Shutdown Affects Local Parks

Jan 11, 2019

The partial federal government shutdown is affecting national parks around the country, and local parks are no exception. WMRA’s Bridget Manley reports.

[Ambient wind noise]

On this clear day in Shenandoah National Park, its quiet, cold, and nearly empty.

As the government shutdown enters its 21st day, employees of the national parks and forests in the area are furloughed or working without pay. And while the parks are still technically open, there are no bathrooms, book stores, or help if someone gets hurt or stranded.

But some visitors aren't deterred.  One hiker has stopped to take in the view near the Baldface Mountain Overlook. His name is Jeff, and he and his fellow hikers come to the park once a week from Richmond.

He says the trails are still clean and the park is pretty empty.

JEFF: I don’t think there’s too many people hiking at thirty degrees. (Laughing…)

REPORTER: How was the hike today?

JEFF: It was great.

REPORTER: What trail did you do?

JEFF: Uh, the Appalachian Trail, we started about eight miles up, and some guys are hiking eight miles, some ten, and some twelve.

Because it's winter, the effects of the shutdown are less than they otherwise might be.  The government employees and contractors who work in and around Shenandoah National Park, the George Washington National Forest, and Harpers Ferry Historical Park are grateful that the shutdown is at least happening during the winter months - typically when some of the park attractions and amenities are closed because of low turnout and weather.

It’s a lot different than other parks whose peak seasons are during the winter, such as the Everglades in Florida.

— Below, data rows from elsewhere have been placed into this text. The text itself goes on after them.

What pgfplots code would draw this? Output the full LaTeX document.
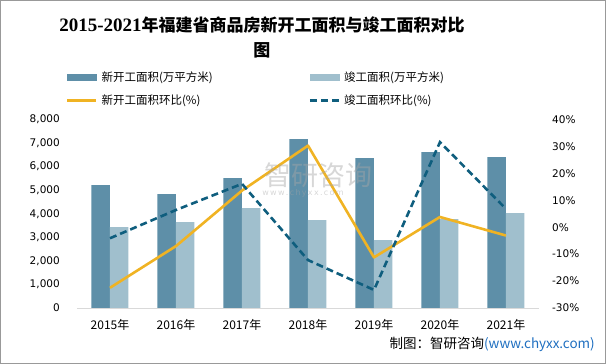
\documentclass[border=0pt]{standalone}
\usepackage{fontspec}
\setmainfont{Noto Sans CJK SC}
\newfontfamily\dejavu{DejaVu Sans}
\newfontfamily\tserif{Liberation Serif}
\usepackage{pgfplots}
\pgfplotsset{compat=1.18}
\definecolor{cdark}{HTML}{5E8FA8}
\definecolor{clight}{HTML}{A0BFCD}
\definecolor{cyel}{HTML}{F0B323}
\definecolor{cblue}{HTML}{0F5E7E}
\definecolor{cfoot}{HTML}{1F6FC0}
\begin{document}
\begin{tikzpicture}
\begin{axis}[name=ax, at={(77pt,56pt)}, anchor=south west, scale only axis, width=462pt, height=188.5pt,
  xmin=-0.5, xmax=6.5, ymin=0, ymax=8000,
  axis x line*=bottom, axis y line*=left,
  x axis line style={draw=black!15, line width=0.8pt, -},
  y axis line style={draw=none},
  ybar=0pt, bar width=18.5pt,
  xtick={0,...,6}, xticklabels={2015年,2016年,2017年,2018年,2019年,2020年,2021年},
  ytick={0,1000,...,8000},
  major tick length=0pt,
  /pgf/number format/1000 sep={,},
  /pgf/number format/assume math mode=true,
  yticklabel style={font=\dejavu\fontsize{10.5}{12}\selectfont, anchor=east, inner sep=0pt, xshift=-17pt},
  xticklabel style={font=\fontsize{12}{14}\selectfont, anchor=base, inner sep=0pt, yshift=-22pt},
]
\addplot[fill=cdark, draw=none] coordinates {(0,5215) (1,4833) (2,5513) (3,7171) (4,6364) (5,6619) (6,6406)};
\addplot[fill=clight, draw=none] coordinates {(0,3430) (1,3642) (2,4238) (3,3727) (4,2877) (5,3770) (6,4025)};
\end{axis}
\begin{axis}[at={(77pt,56pt)}, anchor=south west, scale only axis, width=462pt, height=188.5pt,
  xmin=-0.5, xmax=6.5, ymin=-30, ymax=40,
  axis x line=none, axis y line*=right,
  y axis line style={draw=none},
  major tick length=0pt,
  ytick={-30,-20,...,40},
  /pgf/number format/assume math mode=true,
  yticklabel={\pgfmathprintnumber{\tick}\%},
  yticklabel style={font=\dejavu\fontsize{10.5}{12}\selectfont, anchor=west, inner sep=0pt, xshift=13pt},
  legend columns=2,
  legend style={draw=none, fill=none, inner sep=0pt, outer sep=0pt, anchor=north west, at={(-0.0238,1.252)},
    nodes={inner sep=0pt}, column sep=4pt, row sep=11.5pt, font=\fontsize{11.5}{13}\selectfont},
  legend cell align=left,
]
\addlegendimage{legend image code/.code={\fill[cdark] (0pt,-3pt) rectangle (29pt,3pt);}}
\addlegendentry{\makebox[203pt][l]{新开工面积(万平方米)}}
\addlegendimage{legend image code/.code={\fill[clight] (0pt,-3pt) rectangle (29pt,3pt);}}
\addlegendentry{竣工面积(万平方米)}
\addplot[cyel, line width=2.6pt, line join=round, legend image code/.code={\draw[cyel, line width=2.6pt] (0pt,0pt) -- (29pt,0pt);}] coordinates {(0,-22.5) (1,-7.0) (2,13.6) (3,30.3) (4,-11.2) (5,3.8) (6,-3.1)};
\addlegendentry{\makebox[203pt][l]{新开工面积环比(\%)}}
\addplot[cblue, line width=2.6pt, dash pattern=on 7pt off 4pt, legend image code/.code={\draw[cblue, line width=2.6pt, dash pattern=on 7pt off 4pt] (0pt,0pt) -- (29pt,0pt);}] coordinates {(0,-4.1) (1,6.4) (2,16.1) (3,-12.2) (4,-23.3) (5,31.6) (6,6.8)};
\addlegendentry{竣工面积环比(\%)}
\end{axis}
\pgfresetboundingbox
\path[use as bounding box] (0pt,0pt) rectangle (606pt,364pt);
\draw[color=black!40, line width=1pt] (0.5pt,0.5pt) rectangle (605.5pt,363.5pt);
\node[font=\bfseries\fontsize{17}{25}\selectfont, align=center] at (262pt,326.5pt) {{\tserif\bfseries\fontsize{19}{25}\selectfont 2015-2021}年福建省商品房新开工面积与竣工面积对比\\图};
\node[text=black!35, opacity=0.45, font=\fontsize{27}{30}\selectfont, anchor=center] at (318pt,189pt) {智研咨询};
\node[text=black!35, opacity=0.45, font=\dejavu\fontsize{8}{10}\selectfont, anchor=center] at (303pt,171pt) {w\,w\,w\,.\,c\,h\,y\,x\,x\,.\,c\,o\,m};
\node[anchor=base east, inner sep=0pt, font=\fontsize{13.5}{16}\selectfont] at (595pt,15pt) {制图：智研咨询\textcolor{cfoot}{(www.chyxx.com)}};
\end{tikzpicture}
\end{document}
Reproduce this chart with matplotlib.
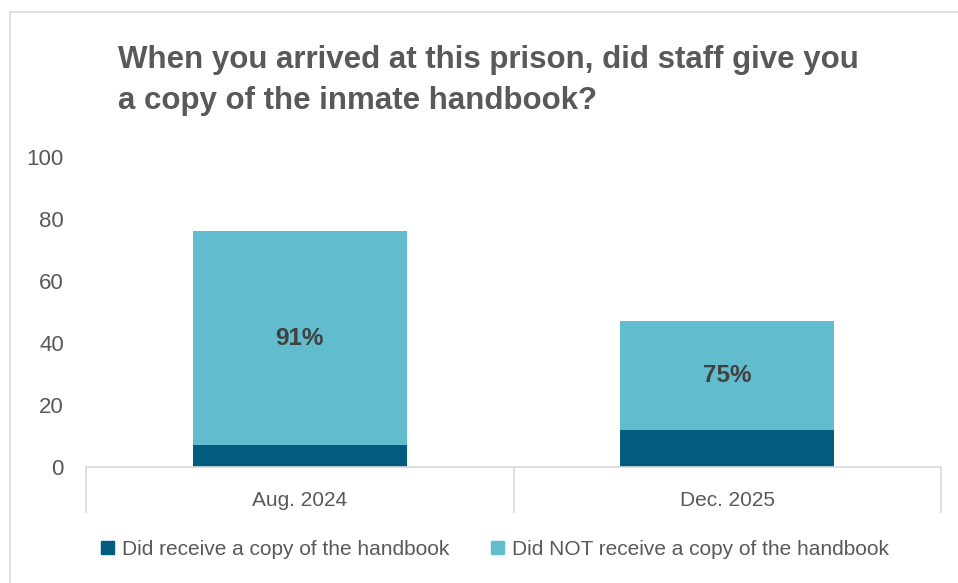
import matplotlib.pyplot as plt
from matplotlib.lines import Line2D
from matplotlib.patches import Patch

# survey answers per wave
waves = ['Aug. 2024', 'Dec. 2025']
received = [7, 12]
not_received = [69, 35]
pct_labels = ['91%', '75%']
series_names = ['Did receive a copy of the handbook',
                'Did NOT receive a copy of the handbook']

dark = '#015C7E'
light = '#61BCCD'
grey = '#595959'

plt.rcParams['font.family'] = ['Liberation Sans', 'DejaVu Sans']

fig = plt.figure(figsize=(9.58, 5.83), dpi=100)
ax = fig.add_axes([0.0898, 0.199, 0.8925, 0.5317])

x = range(len(waves))
ax.bar(x, received, width=0.5, color=dark, zorder=2)
ax.bar(x, not_received, width=0.5, bottom=received, color=light, zorder=2)

# percentage labels in the middle of the upper segment
for i in x:
    mid = received[i] + not_received[i] / 2
    ax.text(i, mid, pct_labels[i], ha='center', va='center',
            fontsize=17.5, fontweight='bold', color='#404040')

ax.set_xlim(-0.5, 1.5)
ax.set_ylim(0, 100)
ax.set_yticks(range(0, 101, 20))
ax.set_xticks(list(x))
ax.set_xticklabels(waves)
ax.tick_params(axis='y', length=0, pad=16, labelsize=16, labelcolor=grey)
ax.tick_params(axis='x', length=0, pad=17, labelsize=15, labelcolor=grey)

for s in ['left', 'right', 'top']:
    ax.spines[s].set_visible(False)
ax.spines['bottom'].set_color('#D9D9D9')
ax.spines['bottom'].set_linewidth(1.2)

# category dividers below the axis
ax.vlines([-0.5, 0.5, 1.5], 0, -0.15, transform=ax.get_xaxis_transform(),
          colors='#D9D9D9', linewidth=1.2, clip_on=False)

fig.text(0.123, 0.862, 'When you arrived at this prison, did staff give you\n'
         'a copy of the inmate handbook?', ha='left', va='center',
         fontsize=22.5, fontweight='bold', color=grey, linespacing=1.48)

handles = [Patch(color=dark), Patch(color=light)]
fig.legend(handles, series_names, loc='center', bbox_to_anchor=(0.517, 0.058),
           ncol=2, frameon=False, fontsize=15, labelcolor=grey,
           handlelength=0.6, handleheight=0.6, handletextpad=0.4,
           columnspacing=2.0)

# outer chart frame (left and top edges)
fig.add_artist(Line2D([0.0104, 0.0104], [0, 0.979], color='#D9D9D9', lw=1.2))
fig.add_artist(Line2D([0.0104, 1], [0.979, 0.979], color='#D9D9D9', lw=1.2))

fig.savefig('out.png', dpi=100)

Greta Miller, Executive Director for the Shenandoah National Park Association, says that seasonal staff were already laid off for the winter months, and revenue doesn’t really pick up until college spring breaks begin in March.

The worry, however, is that a long term government shutdown could upset plans for springtime openings, festivals, and revenue.

Catherine Baldau is the Executive Director of the Harpers Ferry Park Association. She says that the town of Harpers Ferry will be affected if the park’s amenities and shops continue to remain closed.

CATHERINE BALDAU: Harpers Ferry is a gateway community. The park is attached to the town. So the park visitation really affects the local merchants - the restaurant and shop owners. So anytime there's a decline in park visitation, it’s gonna have a natural affect on businesses in town. Now, it is winter, so things do slow down dramatically in Harpers Ferry, but it still impacts the merchants. 

Alleyn Harned, Executive Director of Virginia Clean Cities, organized a trip last weekend into Shenandoah National Park with a group of Harrisonburg residents to pick up trash.

The team visited overlooks and campsites northbound between Route 33 and Big Meadows and were able to collect seven bags of trash.

ALLEYN HARNED: What was great about the community, is that a lot of people care about Shenandoah National Park. We see this as a really valued asset. We ran into two different individuals up there enjoying their day, and we also had some additional members of our community that cleaned up on their own, kind of separate from us, so a lot of people had this similar idea.

Harned says that while they are happy to help, his team of volunteers can’t do what the employees of the park can do.

HARNED: It’s the hope of everybody involved that this shutdown is over soon, so that folks can - folks can get back to work. There’s really no way for volunteers to fill in, and we are very appreciative of all the good work of all the park staff.

Baldau says that if the shutdown continues, programs and festivals at Harper's Ferry this spring will suffer.

BALDAU: This is the 75th anniversary of Harpers Ferry National Historical Park, and we have events planned all throughout the year beginning in February, so if the park is closed that might affect these great programs that we were hoping to provide for the public.

As far as airports locally, Shenandoah Valley Regional Airport reports that “travelers departing from [the] airport are not experiencing any TSA-related delays at this point,” according to Heather Ream, Director of Marketing & Communications.

For now, winter has helped curb the masses of tourists, but the shutdown still continues to hit the pockets of those who aren’t receiving a paycheck.